DATASET CONTENT:
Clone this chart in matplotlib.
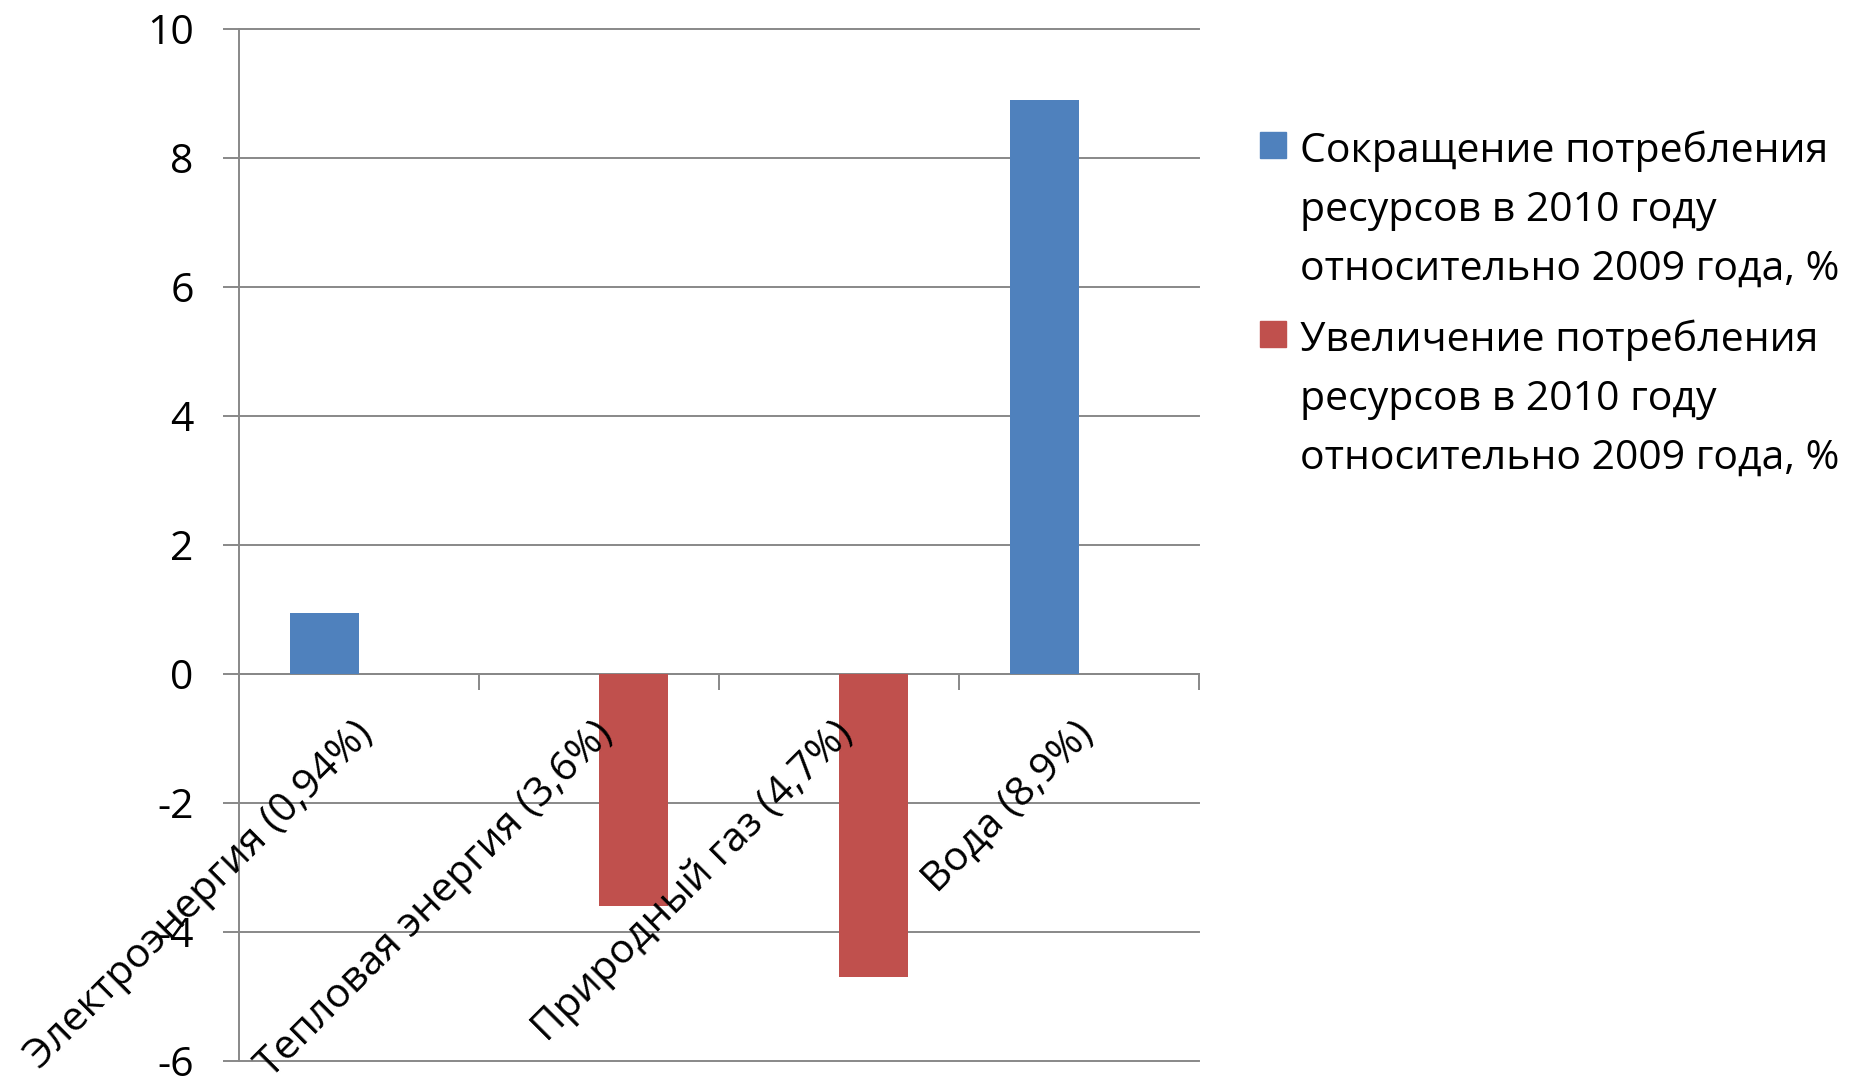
import matplotlib
matplotlib.use('Agg')
import matplotlib.pyplot as plt
from matplotlib.patches import Rectangle
import numpy as np

categories = ['Электроэнергия (0,94%)', 'Тепловая энергия (3,6%)',
              'Природный газ (4,7%)', 'Вода (8,9%)']
reduction = [0.94, 0, 0, 8.9]
increase = [0, -3.6, -4.7, 0]
series_labels = ['Сокращение потребления\nресурсов в 2010 году\nотносительно 2009 года, %',
                 'Увеличение потребления\nресурсов в 2010 году\nотносительно 2009 года, %']
series_colors = ['#4F81BD', '#C0504D']
yticks = [-6, -4, -2, 0, 2, 4, 6, 8, 10]

plt.rcParams['font.family'] = ['Open Sans', 'DejaVu Sans']
FS = 29.5
W, H = 1852, 1086
fig = plt.figure(figsize=(W / 100, H / 100), dpi=100)
ax = fig.add_axes([239 / W, 1 - 1061 / H, 960 / W, 1032 / H])

x = np.arange(len(categories))
w = 69 / 240
ax.bar(x - w / 2, reduction, w, color=series_colors[0], zorder=3)
ax.bar(x + w / 2, increase, w, color=series_colors[1], zorder=3)

ax.set_xlim(-0.5, len(categories) - 0.5)
ax.set_ylim(-6, 10)
ax.set_yticks(yticks)
ax.set_yticklabels([str(v) for v in yticks])

grid_c = '#888888'
ax.yaxis.grid(True, color=grid_c, lw=1.4, zorder=1)
for gl in ax.get_ygridlines():
    gl.set_clip_on(False)
ax.set_axisbelow(True)

for s in ['top', 'right']:
    ax.spines[s].set_visible(False)
ax.spines['left'].set_color(grid_c)
ax.spines['left'].set_linewidth(1.4)
ax.spines['bottom'].set_position(('data', 0))
ax.spines['bottom'].set_color(grid_c)
ax.spines['bottom'].set_linewidth(1.4)

ax.set_xticks(np.arange(len(categories) + 1) - 0.5)
ax.set_xticklabels([])
ax.tick_params(axis='x', length=11.5, width=1.4, color=grid_c, direction='out')
ax.tick_params(axis='y', length=11.5, width=1.4, color=grid_c, direction='out',
               pad=21, labelsize=FS, labelcolor='black')

for i, cat in enumerate(categories):
    ax.annotate(cat, xy=(i, 0), xycoords='data', xytext=(-6, -40),
                textcoords='offset pixels', rotation=45, ha='right', va='top',
                rotation_mode='anchor', fontsize=FS, color='black')

# legend
first_baseline = 162
line_step = 59
entry_step = 189
for k, (lab, col) in enumerate(zip(series_labels, series_colors)):
    y0 = first_baseline + k * entry_step
    fig.add_artist(Rectangle((1260 / W, 1 - (y0 - 4) / H), 26 / W, 26 / H,
                             transform=fig.transFigure, color=col))
    for j, line in enumerate(lab.split('\n')):
        fig.text(1300 / W, 1 - (y0 + j * line_step) / H, line, va='baseline',
                 ha='left', fontsize=FS, color='black')

fig.savefig('out.png', dpi=100)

OBJECTIVE:
Transcribe the full listing above exactly, with the images removed.

FINISHED TASK:
Clone this chart in matplotlib.
import matplotlib
matplotlib.use('Agg')
import matplotlib.pyplot as plt
from matplotlib.patches import Rectangle
import numpy as np

categories = ['Электроэнергия (0,94%)', 'Тепловая энергия (3,6%)',
              'Природный газ (4,7%)', 'Вода (8,9%)']
reduction = [0.94, 0, 0, 8.9]
increase = [0, -3.6, -4.7, 0]
series_labels = ['Сокращение потребления\nресурсов в 2010 году\nотносительно 2009 года, %',
                 'Увеличение потребления\nресурсов в 2010 году\nотносительно 2009 года, %']
series_colors = ['#4F81BD', '#C0504D']
yticks = [-6, -4, -2, 0, 2, 4, 6, 8, 10]

plt.rcParams['font.family'] = ['Open Sans', 'DejaVu Sans']
FS = 29.5
W, H = 1852, 1086
fig = plt.figure(figsize=(W / 100, H / 100), dpi=100)
ax = fig.add_axes([239 / W, 1 - 1061 / H, 960 / W, 1032 / H])

x = np.arange(len(categories))
w = 69 / 240
ax.bar(x - w / 2, reduction, w, color=series_colors[0], zorder=3)
ax.bar(x + w / 2, increase, w, color=series_colors[1], zorder=3)

ax.set_xlim(-0.5, len(categories) - 0.5)
ax.set_ylim(-6, 10)
ax.set_yticks(yticks)
ax.set_yticklabels([str(v) for v in yticks])

grid_c = '#888888'
ax.yaxis.grid(True, color=grid_c, lw=1.4, zorder=1)
for gl in ax.get_ygridlines():
    gl.set_clip_on(False)
ax.set_axisbelow(True)

for s in ['top', 'right']:
    ax.spines[s].set_visible(False)
ax.spines['left'].set_color(grid_c)
ax.spines['left'].set_linewidth(1.4)
ax.spines['bottom'].set_position(('data', 0))
ax.spines['bottom'].set_color(grid_c)
ax.spines['bottom'].set_linewidth(1.4)

ax.set_xticks(np.arange(len(categories) + 1) - 0.5)
ax.set_xticklabels([])
ax.tick_params(axis='x', length=11.5, width=1.4, color=grid_c, direction='out')
ax.tick_params(axis='y', length=11.5, width=1.4, color=grid_c, direction='out',
               pad=21, labelsize=FS, labelcolor='black')

for i, cat in enumerate(categories):
    ax.annotate(cat, xy=(i, 0), xycoords='data', xytext=(-6, -40),
                textcoords='offset pixels', rotation=45, ha='right', va='top',
                rotation_mode='anchor', fontsize=FS, color='black')

# legend
first_baseline = 162
line_step = 59
entry_step = 189
for k, (lab, col) in enumerate(zip(series_labels, series_colors)):
    y0 = first_baseline + k * entry_step
    fig.add_artist(Rectangle((1260 / W, 1 - (y0 - 4) / H), 26 / W, 26 / H,
                             transform=fig.transFigure, color=col))
    for j, line in enumerate(lab.split('\n')):
        fig.text(1300 / W, 1 - (y0 + j * line_step) / H, line, va='baseline',
                 ha='left', fontsize=FS, color='black')

fig.savefig('out.png', dpi=100)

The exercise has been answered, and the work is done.